The Hottest Job in America

Though today they represent just 6,000 of the nation's 1.1 million firefighters, women are finally cracking the white-hot ceiling of this once solidly male profession, with California leading the way. Meet the ladies of Oakland’s Station 29, where on some shifts women outnumber men by nearly 2-1.


A Hard Day's Work

Firefighters at Station 29 serve in 24-hour shifts. Betsey Kimmel, 43, settles into one of the firehouse's four spartan bedrooms.
Lauren Greenfield/INSTITUTE

On the Job

Linda Buell, 36, responds to a call about a suspicious package, which proves to be harmless.
Lauren Greenfield/INSTITUTE

House Rules

The on-duty crew goes grocery shopping every morning. In the event of an alarm, a designated supermarket employee minds the cart until the team returns.
Lauren Greenfield/INSTITUTE

The Firehouse Diet

Meals are routinely interrupted by alarms. This alfredo dish sat for hours before the crew returned from a 911 call.
Lauren Greenfield/INSTITUTE

Imminent Danger

Fire accounts for less than 10 percent of Oakland's 56,000 emergency calls each year.
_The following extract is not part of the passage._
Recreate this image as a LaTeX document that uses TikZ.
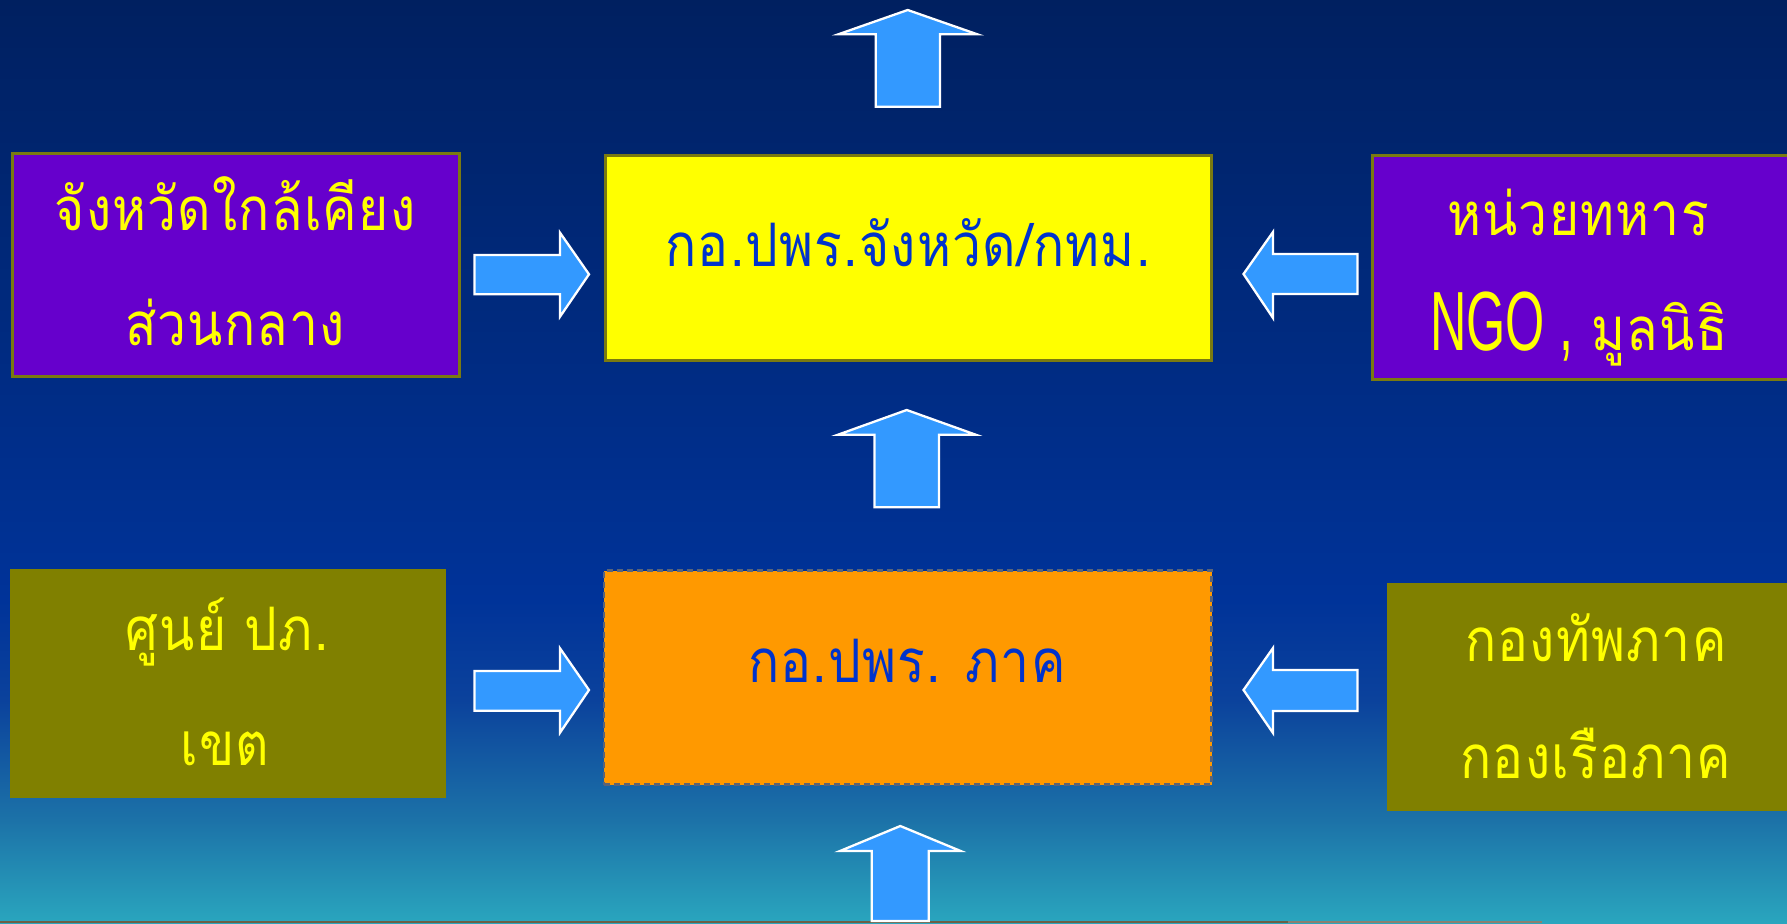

Station 29 also responds to floods, earthquakes, chemical spills, and potential acts of terror.
Lauren Greenfield/INSTITUTE

Taking the Heat

"People are always surprised by what I do. Someone once asked me, 'You actually put out fires?' What did she expect me to say, that I just cook and clean?" —Melinda Drayton, Oakland Battalion Chief
Lauren Greenfield/INSTITUTE

One of the Guys

Zoraida Diaz, 41, sets about her day's duties: replenishing supplies and checking the fire truck's equipment.